There’s a growing contingent of groups/individuals who want everything that makes them feel ‘victimized’, criminalized. Gays, minorities, leftwing moonbats, you name it, try to censor anything that offends them through “lawfare”, and sometimes violence.
Lenio’s written opinion is certainly offensive, but is it illegal? The dangerous precedent here is that the court not only wants to prosecute him for “intimidation” but also, that he made “defamatory statements” about Jews by saying they wreak economic havoc, don’t tolerate free speech, and that the ‘Holocaust was a lie’.
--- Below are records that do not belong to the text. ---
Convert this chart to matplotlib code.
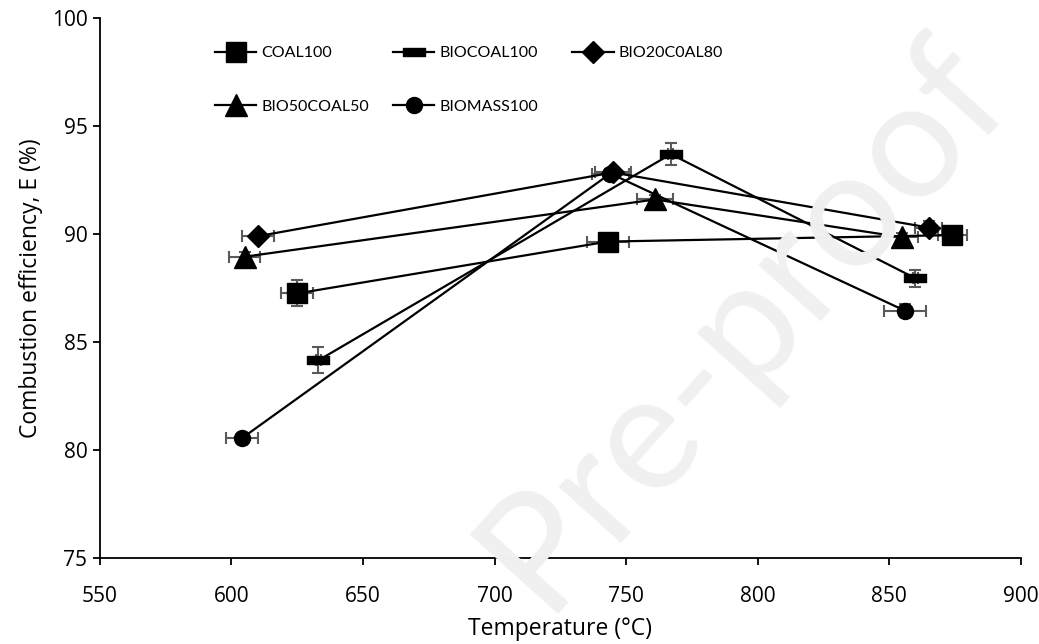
import matplotlib
matplotlib.use("Agg")
import matplotlib.pyplot as plt
from matplotlib.path import Path
from matplotlib.legend import Legend

plt.rcParams['font.family'] = ['Open Sans', 'DejaVu Sans']

# === Data ===
coal_t = [625, 743, 874]
coal_e = [87.25, 89.65, 89.95]
coal_xerr = [6, 8, 5.5]
coal_yerr = [0.6, 0.15, 0.2]

biocoal_t = [633, 767, 860]
biocoal_e = [84.15, 93.7, 87.95]
biocoal_xerr = [1, 1, 1]
biocoal_yerr = [0.6, 0.5, 0.4]

bio20_t = [610, 745, 865]
bio20_e = [89.9, 92.85, 90.3]
bio20_xerr = [6, 7, 5]
bio20_yerr = [0.2, 0.2, 0.3]

bio50_t = [605, 761, 855]
bio50_e = [88.95, 91.6, 89.85]
bio50_xerr = [6, 7, 6]
bio50_yerr = [0.2, 0.2, 0.2]

biomass_t = [604, 744, 856]
biomass_e = [80.55, 92.8, 86.45]
biomass_xerr = [6, 7, 8]
biomass_yerr = [0.15, 0.2, 0.3]

x_ticks = [550, 600, 650, 700, 750, 800, 850, 900]
y_ticks = [75, 80, 85, 90, 95, 100]

# horizontal bar marker for BIOCOAL100
bar_marker = Path([(-1, -0.33), (1, -0.33), (1, 0.33), (-1, 0.33), (-1, -0.33)],
                  [Path.MOVETO, Path.LINETO, Path.LINETO, Path.LINETO, Path.CLOSEPOLY])

series = [
    ("COAL100", coal_t, coal_e, coal_xerr, coal_yerr, 's', 15),
    ("BIOCOAL100", biocoal_t, biocoal_e, biocoal_xerr, biocoal_yerr, bar_marker, 16.5),
    ("BIO20C0AL80", bio20_t, bio20_e, bio20_xerr, bio20_yerr, 'D', 11.5),
    ("BIO50COAL50", bio50_t, bio50_e, bio50_xerr, bio50_yerr, '^', 16),
    ("BIOMASS100", biomass_t, biomass_e, biomass_xerr, biomass_yerr, 'o', 11.5),
]

fig = plt.figure(figsize=(10.39, 6.44), dpi=100)
ax = fig.add_axes([0.0962, 0.1335, 0.8862, 0.8385])
ax.patch.set_alpha(0)

# watermark
fig.text(0.715, 0.50, "Pre-proof", rotation=48, fontsize=118, color='#f0f0f0',
         ha='center', va='center', zorder=0, family='Lato')

handles = {}
for name, t, e, xe, ye, mk, ms in series:
    ax.errorbar(t, e, xerr=xe, yerr=ye, fmt='none', ecolor='#5a5a5a',
                elinewidth=1.5, capsize=4.5, capthick=1.5, zorder=2)
    ln, = ax.plot(t, e, color='black', linewidth=1.6, marker=mk, markersize=ms,
                  markerfacecolor='black', markeredgecolor='black', zorder=3)
    handles[name] = ln

ax.set_xlim(550, 900)
ax.set_ylim(75, 100)
ax.set_xticks(x_ticks)
ax.set_yticks(y_ticks)
ax.tick_params(axis='both', direction='out', length=5, width=1.3, labelsize=15)
ax.tick_params(axis='x', pad=15)
ax.tick_params(axis='y', pad=4)
for s in ['top', 'right']:
    ax.spines[s].set_visible(False)
for s in ['left', 'bottom']:
    ax.spines[s].set_linewidth(1.3)

ax.set_xlabel("Temperature (°C)", fontsize=16.5, labelpad=7)
ax.set_ylabel("Combustion efficiency, E (%)", fontsize=16.5, labelpad=6)

# Excel-style legend: three equal-width columns
columns = [["COAL100", "BIO50COAL50"], ["BIOCOAL100", "BIOMASS100"], ["BIO20C0AL80"]]
col_x = [0.1249, 0.3182, 0.5127]
for names_col, cx in zip(columns, col_x):
    leg = Legend(ax, [handles[n] for n in names_col], names_col, loc='upper left',
                 bbox_to_anchor=(cx, 0.948), frameon=False,
                 prop={'family': 'Lato', 'size': 11.5},
                 handlelength=2.6, handletextpad=0.3, labelspacing=2.45,
                 borderaxespad=0, borderpad=0)
    ax.add_artist(leg)

fig.savefig("out.png", dpi=100)
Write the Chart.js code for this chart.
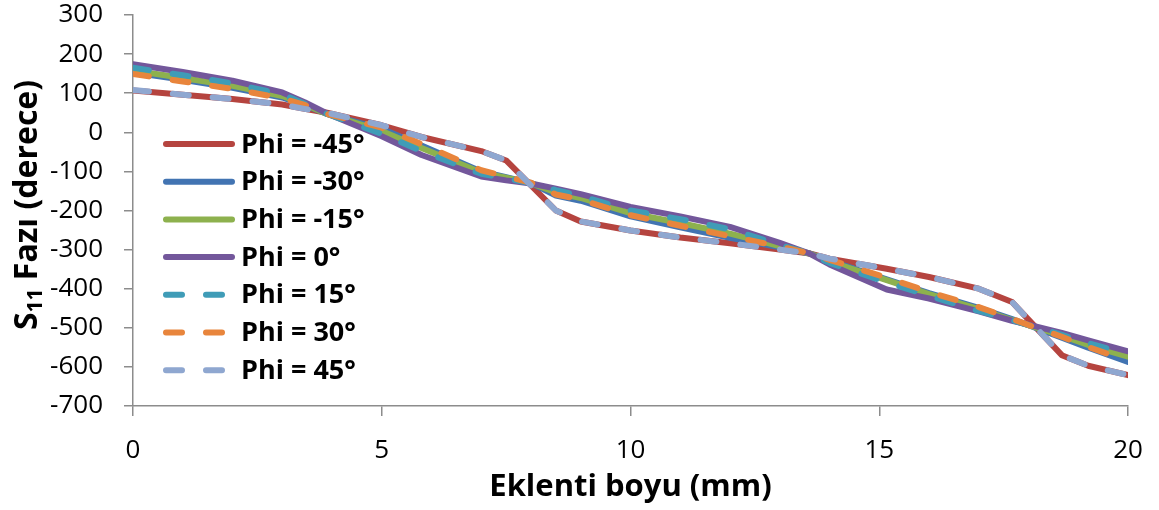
<!DOCTYPE html>
<html>
<head>
<meta charset="utf-8">
<script src="https://cdn.jsdelivr.net/npm/chart.js@4.4.1/dist/chart.umd.min.js"></script>
<style>
  html, body { margin: 0; padding: 0; background: #fff; }
  #c { display: block; }
</style>
</head>
<body>
<canvas id="c" width="1159" height="510"></canvas>
<script>
// Stub length (mm), shared by every series
const lengthMm = [0, 1, 2, 3, 3.45, 3.9, 5, 5.8, 7, 7.5, 8, 8.5, 9, 10, 11, 12, 13, 13.6, 14, 15.15, 16, 17, 17.67, 18, 18.67, 19.2, 20];

// S11 phase (degrees) for each Phi angle
const phiM45 = [107, 96, 85, 71, 60, 50, 18, -12, -48, -72, -136, -200, -228, -251, -269, -284, -300, -310, -323, -349, -370, -400, -434, -479, -570, -597, -621];
const phiM30 = [153, 134, 114, 89, 69, 47, 9, -34, -100, -115, -130, -162, -175, -215, -243, -270, -294, -310, -328, -376, -411, -449, -478, -493, -525, -551, -587];
const phiM15 = [158, 139, 119, 93, 71, 47, 3, -40, -103, -116, -130, -154, -168, -207, -232, -259, -291, -310, -331, -378, -414, -452, -480, -493, -520, -544, -574];
const phi0   = [174, 154, 132, 102, 77, 48, -10, -58, -113, -123, -131, -144, -158, -191, -215, -242, -283, -310, -338, -402, -425, -458, -482, -492, -513, -532, -560];
const phiP15 = [165, 146, 125, 97, 73, 47, -4, -48, -106, -118, -130, -148, -163, -200, -222, -248, -288, -310, -334, -384, -418, -457, -481, -493, -518, -539, -567];
const phiP30 = [149, 130, 111, 87, 70, 47, 12, -30, -97, -113, -129, -159, -172, -212, -239, -266, -292, -310, -326, -372, -408, -447, -477, -493, -523, -549, -585];
const phiP45 = [108, 96, 85, 71, 60, 50, 18, -12, -48, -72, -136, -200, -228, -251, -269, -284, -300, -310, -323, -349, -370, -400, -434, -479, -570, -597, -621];

const seriesLabels = ['Phi = -45°', 'Phi = -30°', 'Phi = -15°', 'Phi = 0°', 'Phi = 15°', 'Phi = 30°', 'Phi = 45°'];
const seriesValues = [phiM45, phiM30, phiM15, phi0, phiP15, phiP30, phiP45];
const seriesColors = ['#B5443F', '#4274B2', '#8DB14E', '#73579B', '#3F9CB7', '#E8853C', '#8FA7D0'];
const seriesDashed = [false, false, false, false, true, true, true];

const xTicks = { min: 0, max: 20, step: 5 };
const yTicks = { min: -700, max: 300, step: 100 };

const DASH = [16, 24];
const FONT = '"Open Sans", "Liberation Sans", sans-serif';

const datasets = seriesValues.map((vals, i) => ({
  label: seriesLabels[i],
  data: lengthMm.map((x, k) => ({ x: x, y: vals[k] })),
  borderColor: seriesColors[i],
  backgroundColor: seriesColors[i],
  borderWidth: 6,
  borderDash: seriesDashed[i] ? DASH : [],
  borderCapStyle: 'round',
  borderJoinStyle: 'round',
  pointRadius: 0,
  tension: 0,
  fill: false,
  // later series are painted above earlier ones
  order: seriesValues.length - i
}));

// Legend drawn inside the plot area, left side
const insideLegend = {
  id: 'insideLegend',
  afterDatasetsDraw(chart) {
    const ctx = chart.ctx;
    const x0 = 166, x1 = 232, textX = 241, top = 144, gap = 37.7;
    chart.data.datasets.forEach((ds, i) => {
      const y = top + i * gap;
      ctx.save();
      ctx.strokeStyle = ds.borderColor;
      ctx.lineWidth = ds.borderWidth;
      ctx.lineCap = 'round';
      ctx.setLineDash(ds.borderDash || []);
      ctx.beginPath();
      ctx.moveTo(x0, y);
      ctx.lineTo(x1, y);
      ctx.stroke();
      ctx.setLineDash([]);
      ctx.fillStyle = '#000';
      ctx.font = 'bold 27px ' + FONT;
      ctx.textBaseline = 'middle';
      ctx.textAlign = 'left';
      ctx.fillText(ds.label, textX, y + 1);
      ctx.restore();
    });
  }
};

// Rotated y-axis title with subscript
const yAxisTitle = {
  id: 'yAxisTitle',
  afterDraw(chart) {
    const ctx = chart.ctx;
    const big = 'bold 32px ' + FONT;
    const small = 'bold 21px ' + FONT;
    ctx.save();
    ctx.font = big;
    const wS = ctx.measureText('S').width;
    const rest = ' Fazı (derece)';
    const wRest = ctx.measureText(rest).width;
    ctx.font = small;
    const wSub = ctx.measureText('11').width;
    const total = wS + wSub + wRest;
    ctx.translate(37, 205);
    ctx.rotate(-Math.PI / 2);
    ctx.fillStyle = '#000';
    ctx.textBaseline = 'alphabetic';
    ctx.textAlign = 'left';
    let x = -total / 2;
    ctx.font = big;
    ctx.fillText('S', x, 0);
    x += wS;
    ctx.font = small;
    ctx.fillText('11', x, 5);
    x += wSub;
    ctx.font = big;
    ctx.fillText(rest, x, 0);
    ctx.restore();
  }
};

new Chart(document.getElementById('c'), {
  type: 'line',
  data: { datasets: datasets },
  options: {
    responsive: false,
    animation: false,
    events: [],
    layout: { padding: { left: 0, right: 31, top: 15, bottom: 0 } },
    plugins: { legend: { display: false }, tooltip: { enabled: false } },
    scales: {
      x: {
        type: 'linear',
        min: xTicks.min,
        max: xTicks.max,
        ticks: { stepSize: xTicks.step, color: '#000', font: { family: FONT, size: 26 }, padding: 19 },
        grid: { display: true, drawOnChartArea: false, drawTicks: true, tickLength: 10, color: '#8c8c8c', lineWidth: 1.5 },
        border: { display: true, color: '#8c8c8c', width: 1.5 },
        title: { display: true, text: 'Eklenti boyu (mm)', color: '#000', font: { family: FONT, size: 31, weight: 'bold' }, padding: { top: 0, bottom: 4 } },
        afterFit(scale) {
          scale.height = 104;
          scale.paddingLeft = 0;
          scale.paddingRight = 0;
        }
      },
      y: {
        min: yTicks.min,
        max: yTicks.max,
        ticks: { stepSize: yTicks.step, color: '#000', font: { family: FONT, size: 26 }, padding: 21 },
        grid: { display: true, drawOnChartArea: false, drawTicks: true, tickLength: 9, color: '#8c8c8c', lineWidth: 1.5 },
        border: { display: true, color: '#8c8c8c', width: 1.5 },
        afterFit(scale) {
          scale.width = 133;
          scale.paddingTop = 0;
          scale.paddingBottom = 0;
        }
      }
    }
  },
  plugins: [insideLegend, yAxisTitle]
});
</script>
</body>
</html>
Any sane person would know that the Holocaust is a historical fact. The Nazis were very meticulous about keeping the records of dates, names, places and circumstances of those they murdered in the concentration camps. They were proud of it. Mass graves, ovens, gas chambers, all stand in stark testimony of the atrocity. Lenio’s opinion will not change that, and has absolutely no effect on the outcome.
As far as his statement:
“USA needs a Hitler to rise to power and fix our #economy and i’m about ready to give my life to the cause or just shoot a bunch of #kikes…”, the Reason blogger brought up this point of contention:
Reasonable people may disagree on whether Lenio’s assertion that he’s going to shoot people constitutes a “true threat.” (U.S. courts have recently been grappling with something similar in a case involving Facebook statements, although in that case the potential threats were directed at specific individuals.) But it’s clear that if any illegal speech is at play here, it’s the suggestion that Lenio might commit violence, right?
If his comment about ‘shooting kikes’ is considered a threat, then investigate the matter to see if he’s a viable threat or if he’s just spouting hot air. The Holocaust denial is free speech whether you like it or not.
I sincerely hope that this ‘defamation’ charge is dropped; not necessarily for Lenio’s sake, but for the sake of the First Amendment.